Massachusetts just needs ~30 young people
A bold proposal from Will Austin
Will Austin writes:
In youth sports today, it is customary for a reasonably active kid who really likes a team sport to just stop playing when he or she hits 13. I respect the need and desire to field competitive squads, but the current system doesn’t cut kids from teams. It cuts them from sports.
That was not the case in previous generations. Churches, neighborhood associations, clubs, and local businesses self–organized and offered opportunities to play, regardless of ability or background, well into the teenage years.
The most competitive, memorable youth sports experience I have ever had was on a St. Greg’s CYO basketball team. I played on “better” teams in basketball and other sports, but nothing matched the fun I had on a team that was no-cut, loose, and everyone had a chance or two to shine. We were even pretty good.
Before we go further, let me tell you about Will Austin.

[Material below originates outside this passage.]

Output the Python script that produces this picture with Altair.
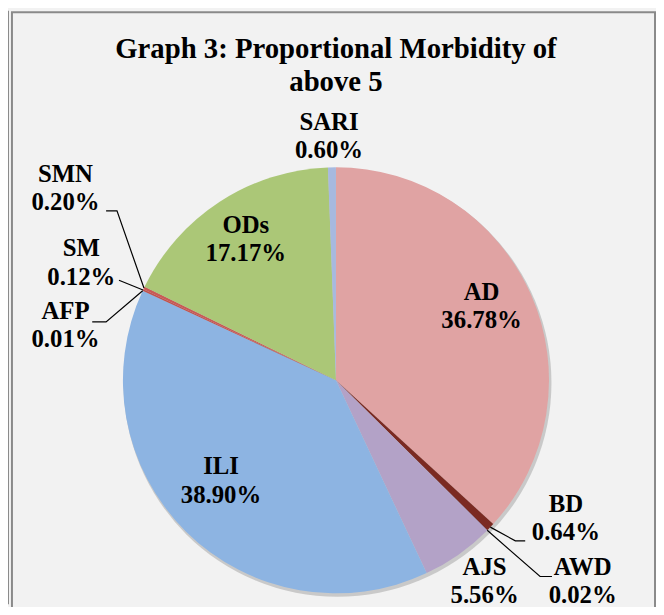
import altair as alt
import pandas as pd
import numpy as np

# ---------------- data ----------------
categories = ["AD", "BD", "AWD", "AJS", "ILI", "AFP", "SM", "SMN", "ODs", "SARI"]
values = [36.78, 0.64, 0.02, 5.56, 38.90, 0.01, 0.12, 0.20, 17.17, 0.60]
value_labels = ["36.78%", "0.64%", "0.02%", "5.56%", "38.90%", "0.01%", "0.12%", "0.20%", "17.17%", "0.60%"]
colors = ["#E0A3A3", "#7B2A22", "#604A7B", "#B3A2C7", "#8DB4E2",
          "#31859C", "#C0504D", "#C95A55", "#ABC777", "#A7B9DF"]
title_lines = ["Graph 3: Proportional Morbidity of", "above 5"]

# ---------------- layout ----------------
W, H = 654, 599
CX, CY, R = 331, 373, 215
FONT = "Liberation Serif"

# label anchor (center x, first-line baseline) in chart pixels
label_pos = {
    "AD": (478, 292), "ILI": (215, 468), "ODs": (240, 224), "SARI": (324, 120),
    "SMN": (58, 173), "SM": (74, 248), "AFP": (58, 311),
    "BD": (563, 506), "AWD": (580, 569), "AJS": (481, 569),
}
# leader line bends / ends (after the slice-edge start point)
leader_path = {
    "BD": [(512, 535), (522, 535)],
    "AWD": [(537, 571), (549, 571)],
    "SMN": [(110, 202), (99, 202)],
    "SM": [(112, 272)],
    "AFP": [(99, 314), (85, 314)],
}

df = pd.DataFrame({
    "cat": categories,
    "value": values,
    "order": list(range(len(categories))),
})

# label table
lab = pd.DataFrame({
    "cat": categories,
    "text": [f"{c}\n{v}" for c, v in zip(categories, value_labels)],
    "x": [label_pos[c][0] for c in categories],
    "y": [label_pos[c][1] for c in categories],
})

# leader lines: start at slice edge (mid-angle, from data)
vals = np.array(values)
cum = np.cumsum(vals)
mid = (cum - vals / 2) / vals.sum() * 2 * np.pi
rows = []
for i, c in enumerate(categories):
    if c in leader_path:
        sx = CX + R * np.sin(mid[i])
        sy = CY - R * np.cos(mid[i])
        pts = [(sx, sy)] + leader_path[c]
        for k, (px, py) in enumerate(pts):
            rows.append({"cat": c, "seq": k, "x": px, "y": py})
leaders = pd.DataFrame(rows)

# ---------------- chart ----------------
shadow = alt.Chart(pd.DataFrame({"v": [100]})).mark_arc(
    radius=R + 1, color="#c9c9c9"
).encode(theta=alt.Theta("v:Q"), x=alt.value(CX + 1.5), y=alt.value(CY + 2.5))

pie = alt.Chart(df).mark_arc(radius=R).encode(
    theta=alt.Theta("value:Q", stack=True),
    order=alt.Order("order:Q", sort="ascending"),
    color=alt.Color("cat:N", scale=alt.Scale(domain=categories, range=colors), legend=None),
    x=alt.value(CX),
    y=alt.value(CY),
)

leader_lines = alt.Chart(leaders).mark_line(color="black", strokeWidth=1.2).encode(
    x=alt.X("x:Q", scale=None, axis=None),
    y=alt.Y("y:Q", scale=None, axis=None),
    detail="cat:N",
    order="seq:Q",
)

labels = alt.Chart(lab).mark_text(
    font=FONT, fontSize=25, fontWeight="bold", color="black",
    lineBreak="\n", lineHeight=28.5, align="center", baseline="alphabetic",
).encode(
    x=alt.X("x:Q", scale=None, axis=None),
    y=alt.Y("y:Q", scale=None, axis=None),
    text="text:N",
)

title = alt.Chart(pd.DataFrame({"t": ["\n".join(title_lines)]})).mark_text(
    font=FONT, fontSize=29, fontWeight="bold", color="black",
    lineBreak="\n", lineHeight=33, align="center", baseline="alphabetic",
).encode(x=alt.value(331), y=alt.value(48), text="t:N")

frame = alt.Chart(pd.DataFrame({"a": [0]})).mark_rect(
    fill=None, stroke="#8a8a8a", strokeWidth=2
).encode(x=alt.value(4), x2=alt.value(653), y=alt.value(1.5), y2=alt.value(H + 20))

outer = alt.Chart(pd.DataFrame({"a": [0]})).mark_rule(
    color="#8a8a8a", strokeWidth=2
).encode(x=alt.value(0), y=alt.value(0), y2=alt.value(H))

chart = alt.layer(shadow, pie, leader_lines, labels, title, frame, outer).properties(
    width=W, height=H, background="#f2f2f2", padding=0,
    autosize=alt.AutoSizeParams(type="none"),
).configure_view(stroke=None)

chart.save("out.html", embed_options={"renderer": "svg", "actions": False})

He was one of the best math teachers I’ve ever seen, and I’ve seen a lot. Circa 2005 maybe? Kids would arrive to his classroom with really weak math priors and just…vault up.
Then Will became a school leader, co-leading Roxbury Prep when its co-founder, John King, went off to other things (eventually becoming US Secretary of Education).
He would moonlight for us at Match, coaching young teachers.
And these days he is the go-to guy writing about the Boston education scene.
And Will has a reasoned take here:
Just as we can’t fault institutions for fading, we also can’t cast blame on the youth-sports industrial complex.
You aren’t going to stop parents from spending money on their kids, any less than you can stop a company from taking that money. If some families want to spend more money for their kids to play sports, let them. I bet a lot of them are having fun.
But, hey, blaming corporations for our problems is great rhetoric (just ask Senator Warren and President Trump). It is wrong to conflate real issues of monopoly and exploitation of consumers with market results we simply don’t like. Blaming private equity for ruining youth sports and or even the Red Sox is convenient and sort of funny, but ineffectual.
And Will offers an ambitious yet pragmatic idea here:
Massachusetts just needs ~30 young people.
Out of our many local colleges and universities, the Commonwealth could hire recent graduates, young women and men who just finished competitive athletics, and hope to continue in the field as a career. Maybe they are motivated to give back or create access like USA Soccer’s Tyler Adams.
These ~30 people have one job: make leagues and teams. Leverage the interests and assets of assigned local communities to find out what is missing and what could be expanded or stood up in its place. In one town it may be more flag football; another, it may be tennis lessons.
The real-value add comes recruiting and helping coaches. Volunteer coaches are the limiting factors for community leagues because you can only have as many teams as you have adults that can commit their time (of which parents and guardians have little). It can be an immense amount of work for volunteer coaches to make schedules, communicate, manage car pools, let alone run practices. Some work can come off volunteers’ plates, or even be solved through templates and AI tools. Saving time and providing some guidance and training would go a long way to recruiting the adults needed for a league.
And, of course, you need kids to play. Who better to recruit them than an excited recent college graduate who is giving out free, cool stuff?
With just a nudge of time and relationships, leagues and teams can sprout up. Once up and running, they can be remarkably durable and scalable. One example: Parkway Soccer had its season closing weekend last Saturday. 56 recreational teams played, with kids and families from Jamaica Plain, West Roxbury, Roslindale, Hyde Park, and Mattapan. For $75 you get 20 games, 20 practices, a shirt, and a fun time, with a crowd as diverse as any World Cup watch party.
Plausible? Yes.
Back in 2004, our little charter high school recruited 44 recent college grads for a fellowship year, basically full time tutoring for room and board. Worked well. By 2006 we had 1000+ applications per year (shout out Ross Trudeau!).
It was a different era. Teach For America had spawned a public service ethic among many college seniors. But still. I think that spirit is still there but perhaps latent.
Up2Us Sports does a version of Will’s idea. They run an AmeriCorps program, ~180 coaches across the country, that places young people as coach-mentors at community organizations.
AIR did an evaluation, though non-experimental, and found improvements in fitness, discipline, and positive identity among the kids served.
Different model if I’m reading it right. Up2Us drops a fellow into, say, a Philly rec center that already runs youth basketball. Kids are already there. The outcome variable is something like “quality of experience for kids who were already participating.”
Will’s 30 are doing something different. They are not improving the existing stuff. They are building leagues that do not exist for the 13 year old sports dropouts that Will described. The outcome variable is participation itself, specifically hours of structured sport per year by teenagers…who were otherwise heading to the futon and their phones.
What Will Austin is proposing is both brilliant and plausible. What an experiment. Precisely how many years of joyful and productive and active teen hours can 30 yearlong “Sports Starting Fellowship” people create?